WHAT YOU WILL DO: Return, without pictures, the lines from the start of the data through the one that contains "const times = [0, 1, 4, 10, 20, 30, 40];".

DATA SEGMENT:

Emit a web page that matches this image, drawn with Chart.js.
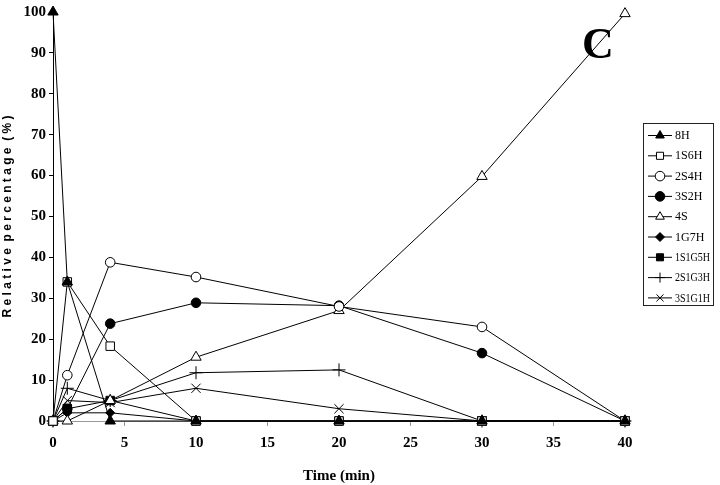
<!DOCTYPE html>
<html>
<head>
<meta charset="utf-8">
<script src="https://cdn.jsdelivr.net/npm/chart.js@4"></script>
<style>
  html, body { margin: 0; padding: 0; background: #fff; }
  #wrap { width: 720px; height: 485px; }
</style>
</head>
<body>
<div id="wrap"><canvas id="chartC" width="720" height="485"></canvas></div>
<script>
// time points (min)
const times = [0, 1, 4, 10, 20, 30, 40];

// relative percentage per species
const s8H     = [100, 34, 0, 0, 0, 0, 0];
const s1S6H   = [0, 34, 18.3, 0, 0, 0, 0];
const s2S4H   = [0, 11.2, 38.8, 35.2, 28, 23, 0];
const s3S2H   = [0, 3, 23.8, 28.9, 28.2, 16.6, 0];
const s4S     = [0, 0, 5, 15.6, 27, 59.8, 99.6];
const s1G7H   = [0, 2, 2, 0, 0, 0, 0];
const s1S1G5H = [0, 3, 5, 0, 0, 0, 0];
const s2S1G3H = [0, 8, 5, 11.8, 12.5, 0, 0];
const s3S1G1H = [0, 5, 4.5, 8, 3, 0, 0];

const yTicks = [0, 10, 20, 30, 40, 50, 60, 70, 80, 90, 100];
const xTicks = [0, 5, 10, 15, 20, 25, 30, 35, 40];

const pts = arr => arr.map((v, i) => ({ x: times[i], y: v }));

// marker = [pointStyle, filled?, radius]
const series = [
  ["8H", s8H, "triangle", true, 6],
  ["1S6H", s1S6H, "rect", false, 6],
  ["2S4H", s2S4H, "circle", false, 4.8],
  ["3S2H", s3S2H, "circle", true, 4.8],
  ["4S", s4S, "triangle", false, 6],
  ["1G7H", s1G7H, "rectRot", true, 4.5],
  ["1S1G5H", s1S1G5H, "rect", true, 6],
  ["2S1G3H", s2S1G3H, "cross", false, 6.5],
  ["3S1G1H", s3S1G1H, "crossRot", false, 6.5]
];

const datasets = series.map(s => ({
  label: s[0],
  data: pts(s[1]),
  pointStyle: s[2],
  pointRadius: s[4],
  pointBackgroundColor: s[3] ? "#000" : "#fff",
  pointBorderColor: "#000",
  pointBorderWidth: 1,
  borderColor: "#000",
  borderWidth: 1,
  showLine: true,
  tension: 0,
  clip: false
}));

// legend box and the big "C"
const extras = {
  id: "extras",
  afterDraw(chart) {
    const c = chart.ctx;
    c.save();
    c.fillStyle = "#000";
    c.font = "bold 44px 'Liberation Serif', serif";
    c.textAlign = "center";
    c.textBaseline = "middle";
    c.fillText("C", 598, 47);

    const bx = 643, by = 123, bw = 70, bh = 182;
    c.strokeStyle = "#222";
    c.lineWidth = 1;
    c.strokeRect(bx + 0.5, by + 0.5, bw, bh);
    c.font = "12px 'Liberation Serif', serif";
    c.textAlign = "left";
    chart.data.datasets.forEach((ds, i) => {
      const y = by + 12 + i * 20.3;
      c.strokeStyle = "#000";
      c.beginPath();
      c.moveTo(bx + 5, y + 0.5);
      c.lineTo(bx + 29, y + 0.5);
      c.stroke();
      c.fillStyle = ds.pointBackgroundColor;
      Chart.helpers.drawPoint(c, {
        pointStyle: ds.pointStyle,
        radius: Math.min(ds.pointRadius, 5),
        rotation: 0,
        borderWidth: 1
      }, bx + 17, y + 0.5);
      c.fillStyle = "#000";
      c.fillText(ds.label, bx + 32, y + 1, 35);
    });
    c.restore();
  }
};

const tickFont = { family: "'Liberation Serif', serif", size: 15, weight: "bold" };

new Chart(document.getElementById("chartC"), {
  type: "scatter",
  data: { datasets },
  options: {
    responsive: false,
    animation: false,
    layout: { padding: { top: 8, right: 95, left: 0, bottom: 0 } },
    plugins: {
      legend: { display: false },
      tooltip: { enabled: false }
    },
    scales: {
      x: {
        type: "linear",
        min: 0,
        max: 40,
        afterBuildTicks: axis => { axis.ticks = xTicks.map(v => ({ value: v })); },
        afterFit: axis => { axis.height = 64; },
        grid: { drawOnChartArea: false, drawTicks: true, tickLength: 5, color: "#999" },
        border: { color: "#999", width: 1 },
        ticks: { color: "#000", font: tickFont, padding: 8, maxRotation: 0 },
        title: {
          display: true,
          text: "Time (min)",
          color: "#000",
          font: { family: "'Liberation Serif', serif", size: 15, weight: "bold" },
          padding: { top: 6, bottom: 0 }
        }
      },
      y: {
        min: 0,
        max: 100,
        afterBuildTicks: axis => { axis.ticks = yTicks.map(v => ({ value: v })); },
        afterFit: axis => { axis.width = 53; },
        grid: { drawOnChartArea: false, drawTicks: true, tickLength: 4, color: "#000" },
        border: { color: "#000", width: 1 },
        ticks: { color: "#000", font: tickFont, padding: 3 },
        title: {
          display: true,
          text: "R e l a t i v e  p e r c e n t a g e  ( % )",
          color: "#000",
          font: { family: "'Liberation Sans', sans-serif", size: 12, weight: "bold" },
          padding: { top: 0, bottom: 2 }
        }
      }
    }
  },
  plugins: [extras]
});
</script>
</body>
</html>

EXERCISE OUTPUT:
Emit a web page that matches this image, drawn with Chart.js.
<!DOCTYPE html>
<html>
<head>
<meta charset="utf-8">
<script src="https://cdn.jsdelivr.net/npm/chart.js@4"></script>
<style>
  html, body { margin: 0; padding: 0; background: #fff; }
  #wrap { width: 720px; height: 485px; }
</style>
</head>
<body>
<div id="wrap"><canvas id="chartC" width="720" height="485"></canvas></div>
<script>
// time points (min)
const times = [0, 1, 4, 10, 20, 30, 40];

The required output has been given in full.